Though withdrawing from all drugs can be extremely painful and sickening, for someone addicted to this substance withdrawal could cause death.
What is alcohol?
The two types of drug dependence.
What is physical dependence and psychological dependence?
1. Physical dependence is when someone develops a tolerance for a drug or shows withdrawal symptoms without it. This is due to how the substance changes the balance of neurotransmitters in the body. After prolonged exposure, the body only feels in balance when the drug is being consumed.
2. Psychological dependence is a strong emotional desire to continue using a drug. This is usually influenced by psychological, social, and environmental factors.
Liver cells that become so damaged they cannot regenerate. An abnormal liver condition in which there is irreversible scarring.
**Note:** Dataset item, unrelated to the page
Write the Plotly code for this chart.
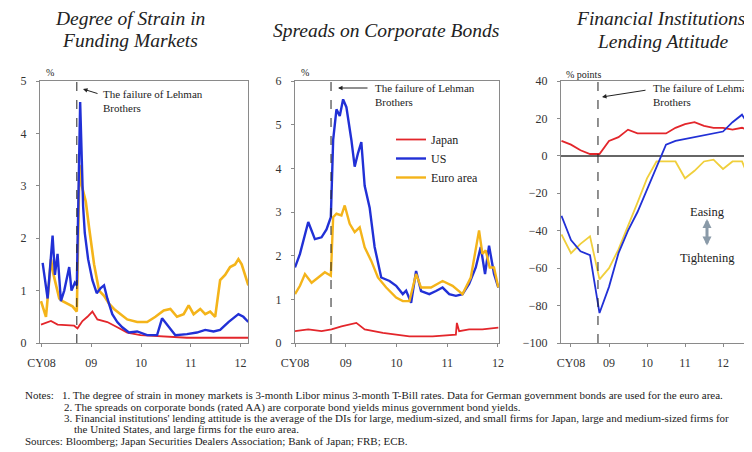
import plotly.graph_objects as go

# The page body adds an 8px margin, so the figure is sized to fill the rest of the 752x452 view.
OFF = 8
W, H = 752 - OFF, 452 - OFF
FONT = "Liberation Serif"

# ---------------- Panel 1: Degree of strain in funding markets (%) ----------------
p1_us_x = [2008.023, 2008.123, 2008.223, 2008.27, 2008.323, 2008.39, 2008.457, 2008.557, 2008.603,
           2008.67, 2008.71, 2008.777, 2008.81, 2008.837, 2008.87, 2008.937, 2009.023, 2009.11,
           2009.19, 2009.257, 2009.323, 2009.423, 2009.523, 2009.623, 2009.757, 2009.923, 2010.123,
           2010.323, 2010.423, 2010.557, 2010.69, 2010.923, 2011.123, 2011.29, 2011.457, 2011.59,
           2011.757, 2011.957, 2012.057, 2012.157]
p1_us_y = [1.53, 0.85, 2.05, 1.3, 1.7, 0.8, 1.0, 1.45, 1.0,
           1.15, 1.1, 4.6, 3.5, 2.6, 2.1, 1.6, 1.2, 0.95,
           1.05, 1.1, 0.85, 0.55, 0.4, 0.3, 0.2, 0.22, 0.15,
           0.15, 0.47, 0.3, 0.15, 0.17, 0.2, 0.25, 0.22, 0.25,
           0.4, 0.55, 0.5, 0.4]

p1_ea_x = [2007.99, 2008.09, 2008.157, 2008.19, 2008.243, 2008.29, 2008.357, 2008.423, 2008.523,
           2008.623, 2008.71, 2008.763, 2008.81, 2008.89, 2008.957, 2009.057, 2009.157, 2009.257,
           2009.357, 2009.457, 2009.59, 2009.723, 2009.923, 2010.123, 2010.29, 2010.457, 2010.59,
           2010.723, 2010.857, 2010.957, 2011.057, 2011.19, 2011.29, 2011.39, 2011.49, 2011.59,
           2011.69, 2011.79, 2011.89, 2011.957, 2012.023, 2012.09, 2012.157]
p1_ea_y = [0.8, 0.5, 1.2, 1.6, 1.3, 1.1, 0.85, 0.8, 0.75,
           0.7, 0.6, 3.4, 3.0, 2.7, 2.2, 1.5, 1.0, 0.9,
           0.75, 0.65, 0.55, 0.45, 0.4, 0.4, 0.5, 0.62, 0.65,
           0.5, 0.55, 0.72, 0.55, 0.65, 0.55, 0.6, 0.5, 1.2,
           1.3, 1.45, 1.5, 1.6, 1.5, 1.3, 1.1]

p1_jp_x = [2007.99, 2008.19, 2008.323, 2008.657, 2008.723, 2008.823, 2008.923, 2009.023, 2009.123,
           2009.323, 2009.523, 2009.723, 2009.99, 2010.39, 2010.923, 2011.523, 2012.157]
p1_jp_y = [0.35, 0.42, 0.35, 0.33, 0.28, 0.42, 0.5, 0.6, 0.45,
           0.4, 0.3, 0.2, 0.15, 0.13, 0.1, 0.1, 0.1]

# ---------------- Panel 2: Spreads on corporate bonds (%) ----------------
p2_us_x = [2008.0, 2008.098, 2008.261, 2008.392, 2008.523, 2008.621, 2008.706, 2008.752, 2008.817,
           2008.882, 2008.948, 2009.013, 2009.111, 2009.176, 2009.242, 2009.307, 2009.373, 2009.471,
           2009.569, 2009.699, 2009.863, 2009.993, 2010.124, 2010.19, 2010.288, 2010.386, 2010.484,
           2010.647, 2010.778, 2010.908, 2011.039, 2011.17, 2011.301, 2011.431, 2011.562, 2011.66,
           2011.745, 2011.824, 2011.922, 2012.007]
p2_us_y = [1.73, 2.04, 2.77, 2.38, 2.42, 2.6, 2.88, 4.65, 5.35,
           5.2, 5.58, 5.4, 4.65, 4.04, 4.35, 4.6, 3.6, 3.1,
           2.2, 1.5, 1.42, 1.31, 1.12, 1.2, 0.92, 1.65, 1.19,
           1.12, 1.19, 1.27, 1.12, 1.08, 1.12, 1.35, 1.73, 2.2,
           1.58, 2.23, 1.58, 1.27]

p2_ea_x = [2008.0, 2008.098, 2008.196, 2008.327, 2008.458, 2008.588, 2008.706, 2008.752, 2008.817,
           2008.915, 2008.98, 2009.078, 2009.176, 2009.275, 2009.373, 2009.503, 2009.634, 2009.797,
           2009.993, 2010.124, 2010.255, 2010.386, 2010.484, 2010.68, 2010.908, 2011.105, 2011.301,
           2011.464, 2011.627, 2011.693, 2011.758, 2011.837, 2011.922, 2012.007]
p2_ea_y = [1.12, 1.31, 1.58, 1.38, 1.5, 1.62, 1.54, 2.88, 2.96,
           2.92, 3.15, 2.73, 2.54, 2.65, 2.19, 1.88, 1.5, 1.27,
           1.04, 0.96, 0.96, 1.58, 1.27, 1.27, 1.42, 1.31, 1.12,
           1.5, 2.58, 2.04, 2.12, 1.73, 1.73, 1.27]

p2_jp_x = [2008.0, 2008.261, 2008.523, 2008.719, 2008.915, 2009.078, 2009.209, 2009.373, 2009.732,
           2010.255, 2010.712, 2011.17, 2011.19, 2011.235, 2011.431, 2011.693, 2012.007]
p2_jp_y = [0.27, 0.31, 0.27, 0.31, 0.38, 0.42, 0.46, 0.31, 0.23,
           0.15, 0.15, 0.19, 0.46, 0.27, 0.31, 0.31, 0.35]

# ---------------- Panel 3: Lending attitude (% points), quarterly 2007Q4-2012Q4 ----------------
p3_x = [2007.75, 2008.0, 2008.25, 2008.5, 2008.75, 2009.0, 2009.25, 2009.5, 2009.75,
        2010.0, 2010.25, 2010.5, 2010.75, 2011.0, 2011.25, 2011.5, 2011.75,
        2012.0, 2012.25, 2012.5, 2012.75]
p3_jp = [8, 6, 3, 1, 1, 8, 10, 14, 12, 12, 12, 12, 15, 17, 18, 16, 15, 15, 14, 15, 13]
p3_us = [-32, -45, -51, -53, -84, -70, -52, -40, -30, -18, -5, 6, 8, 9, 10, 11, 12, 13, 18, 22, 14]
p3_ea = [-42, -52, -47, -43, -66, -60, -50, -38, -25, -12, -3, -3, -3, -12, -8, -3, -2, -7, -3, -3, -15]

LEHMAN = 2008.71
YEAR_TICKS = [2008, 2009, 2010, 2011, 2012]
YEAR_TEXT = ["CY08", "09", "10", "11", "12"]

C_JP = "#e3262b"
C_US = "#2130d6"
C_EA = "#f4b41a"
C_EA3 = "#f0cf3c"

fig = go.Figure()

def line(x, y, color, width, xa, ya, name=None, show=False):
    fig.add_trace(go.Scatter(x=x, y=y, mode="lines", line=dict(color=color, width=width),
                             xaxis=xa, yaxis=ya, name=name, showlegend=show, hoverinfo="skip"))

# panel 1
line(p1_jp_x, p1_jp_y, C_JP, 1.8, "x", "y")
line(p1_ea_x, p1_ea_y, C_EA, 2.6, "x", "y")
line(p1_us_x, p1_us_y, C_US, 2.4, "x", "y")
# panel 2 (carries the legend)
line(p2_jp_x, p2_jp_y, C_JP, 1.8, "x2", "y2", "Japan", True)
line(p2_us_x, p2_us_y, C_US, 2.4, "x2", "y2", "US", True)
line(p2_ea_x, p2_ea_y, C_EA, 2.4, "x2", "y2", "Euro area", True)
fig.data[3].legendrank = 1
fig.data[4].legendrank = 2
fig.data[5].legendrank = 3
# panel 3
line(p3_x, p3_ea, C_EA3, 1.8, "x3", "y3")
line(p3_x, p3_jp, C_JP, 1.8, "x3", "y3")
line(p3_x, p3_us, C_US, 1.8, "x3", "y3")

# screen pixel -> paper fraction
def px(x):
    return (x - OFF) / W

def py(y):
    return 1 - (y - OFF) / H

tickfont = dict(family=FONT, size=12, color="#333")
axis_common = dict(showline=True, mirror=True, linecolor="#8a8a8a", linewidth=1,
                   showgrid=False, ticks="outside", ticklen=3, tickcolor="#8a8a8a",
                   tickfont=tickfont, automargin=False)
xcommon = dict(tickvals=YEAR_TICKS, ticktext=YEAR_TEXT, zeroline=False, ticklabelstandoff=6,
               **axis_common)
ycommon = dict(ticklabelstandoff=7, **axis_common)

ydom = [py(343), py(81)]
fig.update_layout(
    template="none",
    width=W, height=H, margin=dict(l=0, r=0, t=0, b=0, pad=0),
    paper_bgcolor="white", plot_bgcolor="white",
    font=dict(family=FONT, color="#222"),
    xaxis=dict(domain=[px(40), px(248)], range=[2007.97, 2012.15], **xcommon),
    yaxis=dict(domain=ydom, range=[0, 5], dtick=1, zeroline=False, **ycommon),
    xaxis2=dict(domain=[px(295), px(499)], range=[2008.0, 2012.02], anchor="y2", **xcommon),
    yaxis2=dict(domain=ydom, range=[0, 6], dtick=1, zeroline=False, anchor="x2", **ycommon),
    xaxis3=dict(domain=[px(561), 1.0], range=[2007.737, 2012.763], anchor="y3", **xcommon),
    yaxis3=dict(domain=ydom, range=[-100, 40], dtick=20, zeroline=True, zerolinecolor="#666",
                zerolinewidth=1.5, anchor="x3", **ycommon),
    legend=dict(x=px(391), y=py(125), xanchor="left", yanchor="top", bgcolor="rgba(0,0,0,0)",
                font=dict(family=FONT, size=12, color="#222"), tracegroupgap=0,
                itemwidth=30),
)

# Lehman lines
for xa, ya in [("x", "y"), ("x2", "y2"), ("x3", "y3")]:
    fig.add_shape(type="line", xref=xa, yref=f"{ya} domain",
                  x0=LEHMAN, x1=LEHMAN, y0=0, y1=1,
                  line=dict(color="#222", width=1, dash="dash"))

ann = []

def text(x, y, s, size, xanchor="center", yanchor="middle", color="#222", align="left"):
    ann.append(dict(x=px(x), y=py(y), xref="paper", yref="paper", text=s, showarrow=False,
                    xanchor=xanchor, yanchor=yanchor, align=align,
                    font=dict(family=FONT, size=size, color=color)))

def arrow(hx, hy, tx, ty, color="#222", width=1, head=2, size=0.9, side="end"):
    ann.append(dict(x=px(hx), y=py(hy), xref="paper", yref="paper", text="",
                    showarrow=True, ax=tx - hx, ay=ty - hy, arrowhead=head, startarrowhead=head,
                    arrowsize=size, startarrowsize=size, arrowside=side,
                    arrowwidth=width, arrowcolor=color))

# titles
TS = 19.5
text(130, 19, "<i>Degree of Strain in</i>", TS)
text(130, 40, "<i>Funding Markets</i>", TS)
text(386, 30, "<i>Spreads on Corporate Bonds</i>", TS)
text(663, 19, "<i>Financial Institutions'</i>", TS)
text(663, 41, "<i>Lending Attitude</i>", TS)

# unit labels
text(44, 73, "%", 10, xanchor="left")
text(299, 73, "%", 10, xanchor="left")
text(564, 74, "% points", 10, xanchor="left")

# Lehman annotations
lehman = "The failure of Lehman<br>Brothers"
LS = 11
text(101, 86, lehman, LS, xanchor="left", yanchor="top")
arrow(83, 89, 99, 94)
text(373, 80, lehman, LS, xanchor="left", yanchor="top")
arrow(338, 88, 369, 88)
text(651, 80, lehman, LS, xanchor="left", yanchor="top")
arrow(602, 97, 647, 90)

# Easing / Tightening
text(707, 212, "Easing", 12.5)
arrow(707, 219, 707, 247, color="#8a9aa8", width=3, head=2, size=0.6, side="end+start")
text(707, 258, "Tightening", 12.5)

# notes
NS = 11
text(23, 395, "Notes:", NS, xanchor="left")
text(60, 395, "1. The degree of strain in money markets is 3-month Libor minus 3-month T-Bill rates. "
     "Data for German government bonds are used for the euro area.", NS, xanchor="left")
text(62, 407, "2. The spreads on corporate bonds (rated AA) are corporate bond yields minus "
     "government bond yields.", NS, xanchor="left")
text(62, 418, "3. Financial institutions' lending attitude is the average of the DIs for large, "
     "medium-sized, and small firms for Japan, large and medium-sized firms for", NS, xanchor="left")
text(72, 429, "the United States, and large firms for the euro area.", NS, xanchor="left")
text(23, 441, "Sources: Bloomberg; Japan Securities Dealers Association; Bank of Japan; FRB; ECB.",
     NS, xanchor="left")

fig.update_layout(annotations=ann)
fig.write_html("out.html")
What is cirrhosis of the liver?
True or False? e-Cigarettes (JUULs, vape pens, etc.) do not contain the same harmful chemicals as cigarettes.
What is false?
Some of the chemicals in e-cigarettes include: propylene gylcol and diethylene glycol (used to make antifreeze, paint solvent), formaldehyde, acrolein (herbicide primarily used to kill weeds), diacetyl (chemical linked to lung disease called "popcorn lung"), heavy metals (nickel, tin, lead), and benzene (found in car exhaust).
Three factors that can determine the effects a drug might have on the mind and body.
1.The way the drug enters the body.
2.The dose or amount of a drug taken at one time.
3.The weight, age, and health status of the person.
4.The emotional state of the person.
5.Whether the person is taking more than one drug at the same time.
HALT is an acronym that stands for __________.
What is Hungry, Angry, Lonely, and Tired?